# On Hashing functions and the development therof

Registered User regular
edited February 2008
I'm assigned to develop an implementation of a hash-like data structure, that uses an array of queue objects.

I need to find a way to hash the key and figure out which queue in which to store the value.

My first though was just to take the first 8 bits or whatever, convert that to an integer, and modulus it by the array size and be done with it, but I need a C++ function that grabs those first 8 bits from a given index. What's the best way to implement that in c++? Is there an easy function I can call that will just read that binary information?

Legoman05 on

## Posts

• Registered User regular
edited February 2008
Are the keys strings? Just add up the total value of their ASCII chars.

Lewisham on
• Registered User regular
edited February 2008
int randombits = 3254654;
int i = static_cast<int>(static_cast<char>(randombits >> 24));


Just look up bit operators. Also look up the endianness of whatever system you're on.

<< not just for streams!

falsedef on
• Registered User regular
edited February 2008
Legoman05 wrote: »
My first though was just to take the first 8 bits or whatever, convert that to an integer, and modulus it by the array size and be done with it, but I need a C++ function that grabs those first 8 bits from a given index.
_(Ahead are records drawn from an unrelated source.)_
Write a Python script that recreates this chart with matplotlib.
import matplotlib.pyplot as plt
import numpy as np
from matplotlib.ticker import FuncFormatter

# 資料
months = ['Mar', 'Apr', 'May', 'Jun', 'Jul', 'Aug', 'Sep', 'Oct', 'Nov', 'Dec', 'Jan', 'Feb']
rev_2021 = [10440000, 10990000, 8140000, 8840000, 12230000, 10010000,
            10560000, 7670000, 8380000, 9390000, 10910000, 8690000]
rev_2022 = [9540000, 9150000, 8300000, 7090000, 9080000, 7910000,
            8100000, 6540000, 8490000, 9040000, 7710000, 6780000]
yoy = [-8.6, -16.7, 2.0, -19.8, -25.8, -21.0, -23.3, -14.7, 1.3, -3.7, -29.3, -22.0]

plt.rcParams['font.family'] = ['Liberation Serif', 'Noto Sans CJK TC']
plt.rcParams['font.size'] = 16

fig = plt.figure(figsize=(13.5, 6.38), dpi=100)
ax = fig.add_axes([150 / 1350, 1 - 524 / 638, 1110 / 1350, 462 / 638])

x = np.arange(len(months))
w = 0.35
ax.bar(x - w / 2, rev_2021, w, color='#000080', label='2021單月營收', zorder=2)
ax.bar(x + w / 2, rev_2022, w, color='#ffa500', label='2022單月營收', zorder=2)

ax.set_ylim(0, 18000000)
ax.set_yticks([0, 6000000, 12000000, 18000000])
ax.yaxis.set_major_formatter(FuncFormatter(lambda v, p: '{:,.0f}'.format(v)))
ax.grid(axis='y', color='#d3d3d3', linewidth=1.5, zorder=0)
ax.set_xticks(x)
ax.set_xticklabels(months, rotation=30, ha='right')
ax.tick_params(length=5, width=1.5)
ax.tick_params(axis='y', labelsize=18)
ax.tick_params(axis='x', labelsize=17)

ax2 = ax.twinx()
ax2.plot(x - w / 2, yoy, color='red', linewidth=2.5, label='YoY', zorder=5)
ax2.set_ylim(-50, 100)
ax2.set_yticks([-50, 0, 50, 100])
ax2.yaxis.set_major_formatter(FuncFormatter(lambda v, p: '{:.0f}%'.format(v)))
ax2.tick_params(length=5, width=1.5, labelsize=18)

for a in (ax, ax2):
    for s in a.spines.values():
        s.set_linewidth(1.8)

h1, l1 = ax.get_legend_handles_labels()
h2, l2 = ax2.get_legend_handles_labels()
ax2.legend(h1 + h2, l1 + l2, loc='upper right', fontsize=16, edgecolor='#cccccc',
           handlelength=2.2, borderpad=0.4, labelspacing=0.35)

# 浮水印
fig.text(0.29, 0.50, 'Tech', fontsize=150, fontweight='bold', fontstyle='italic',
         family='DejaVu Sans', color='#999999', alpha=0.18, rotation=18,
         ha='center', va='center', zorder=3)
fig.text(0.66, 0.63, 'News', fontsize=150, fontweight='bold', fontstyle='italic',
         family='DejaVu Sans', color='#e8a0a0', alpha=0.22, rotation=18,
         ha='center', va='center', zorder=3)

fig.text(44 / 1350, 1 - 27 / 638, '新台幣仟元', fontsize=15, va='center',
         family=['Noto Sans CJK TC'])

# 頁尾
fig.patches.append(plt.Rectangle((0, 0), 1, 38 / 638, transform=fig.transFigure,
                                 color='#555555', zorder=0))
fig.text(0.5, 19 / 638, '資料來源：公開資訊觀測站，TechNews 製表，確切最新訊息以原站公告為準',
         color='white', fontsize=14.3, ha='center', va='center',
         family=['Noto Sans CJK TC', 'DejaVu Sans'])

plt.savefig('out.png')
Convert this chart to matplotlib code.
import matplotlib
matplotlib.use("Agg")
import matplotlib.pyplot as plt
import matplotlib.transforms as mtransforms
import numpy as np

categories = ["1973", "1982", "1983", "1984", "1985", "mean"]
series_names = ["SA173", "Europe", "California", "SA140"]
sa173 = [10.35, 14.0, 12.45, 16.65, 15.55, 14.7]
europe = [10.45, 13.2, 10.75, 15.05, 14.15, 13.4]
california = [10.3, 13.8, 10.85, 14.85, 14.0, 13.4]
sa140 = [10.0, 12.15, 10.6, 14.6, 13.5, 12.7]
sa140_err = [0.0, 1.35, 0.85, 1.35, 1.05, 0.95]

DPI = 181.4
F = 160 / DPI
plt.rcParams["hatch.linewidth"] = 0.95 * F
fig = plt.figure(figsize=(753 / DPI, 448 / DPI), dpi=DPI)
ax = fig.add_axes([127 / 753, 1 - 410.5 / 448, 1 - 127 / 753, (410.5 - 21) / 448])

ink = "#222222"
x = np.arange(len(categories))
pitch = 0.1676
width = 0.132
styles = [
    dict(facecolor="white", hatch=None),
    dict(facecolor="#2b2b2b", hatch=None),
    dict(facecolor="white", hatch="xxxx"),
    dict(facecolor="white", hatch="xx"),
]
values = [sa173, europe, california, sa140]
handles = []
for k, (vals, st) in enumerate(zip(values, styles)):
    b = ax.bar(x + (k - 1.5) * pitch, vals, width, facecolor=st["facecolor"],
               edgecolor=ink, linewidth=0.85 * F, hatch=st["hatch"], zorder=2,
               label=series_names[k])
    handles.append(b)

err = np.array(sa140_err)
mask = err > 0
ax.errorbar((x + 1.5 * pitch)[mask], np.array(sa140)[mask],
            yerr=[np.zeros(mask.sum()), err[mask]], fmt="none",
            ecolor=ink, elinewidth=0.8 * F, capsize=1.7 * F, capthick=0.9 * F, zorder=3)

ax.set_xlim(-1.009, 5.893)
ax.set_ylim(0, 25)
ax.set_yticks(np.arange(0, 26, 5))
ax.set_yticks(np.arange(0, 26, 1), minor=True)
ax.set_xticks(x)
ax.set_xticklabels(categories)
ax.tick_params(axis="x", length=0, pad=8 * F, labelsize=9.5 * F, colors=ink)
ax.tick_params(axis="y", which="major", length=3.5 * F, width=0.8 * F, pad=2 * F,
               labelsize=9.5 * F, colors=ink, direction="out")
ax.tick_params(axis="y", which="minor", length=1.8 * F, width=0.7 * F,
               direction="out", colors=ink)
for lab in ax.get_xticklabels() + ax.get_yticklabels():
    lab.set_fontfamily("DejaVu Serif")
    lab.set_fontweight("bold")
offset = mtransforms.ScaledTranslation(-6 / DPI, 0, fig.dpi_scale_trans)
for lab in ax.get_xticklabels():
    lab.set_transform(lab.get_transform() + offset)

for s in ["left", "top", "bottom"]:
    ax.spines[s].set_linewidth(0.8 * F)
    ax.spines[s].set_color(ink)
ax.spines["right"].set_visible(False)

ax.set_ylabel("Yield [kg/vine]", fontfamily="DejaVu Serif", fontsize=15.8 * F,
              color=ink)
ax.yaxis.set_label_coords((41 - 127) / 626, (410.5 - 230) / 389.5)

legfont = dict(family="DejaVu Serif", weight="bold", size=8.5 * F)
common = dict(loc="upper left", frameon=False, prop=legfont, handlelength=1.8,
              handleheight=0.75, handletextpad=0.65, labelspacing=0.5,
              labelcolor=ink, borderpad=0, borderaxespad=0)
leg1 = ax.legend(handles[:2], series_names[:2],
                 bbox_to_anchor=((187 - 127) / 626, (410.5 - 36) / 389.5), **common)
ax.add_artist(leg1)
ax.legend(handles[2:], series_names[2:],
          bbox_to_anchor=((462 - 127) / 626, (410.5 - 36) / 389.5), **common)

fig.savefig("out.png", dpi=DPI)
If I'm reading this right, you want to know how to index a string? Just use [], as in arrays.

Janin on
[SIGPIC][/SIGPIC]
• Registered User regular
edited February 2008
Depending on the length of your keys (which I assume are strings) you might find it practical to do it like this:

Assume the key has characters c1, c2, ... , cN.

base hash value = 3*c1 + 3^2*c2 + 3^3*c3 + ... + 3^N * cN

Where 3 is a fairly small number, it doesn't have to be 3.

Then actual location = base hash value % TABLE_SIZE

Keep in mind you don't want to be doing 100000-character key values by this method. But it should ensure that even if you have similar keys, collisions should be minimized and you won't have every key taking up space in the same queue. That would be the problem with taking the first N bits as an integer and modding it by the table size: every single key that shares the same first N bits is going to be in the same queue. So if your data set is, say, a bunch of names, then the bucket containing "John Smith" (for example) will be burdensomely slow to deal with.

Cold Koala on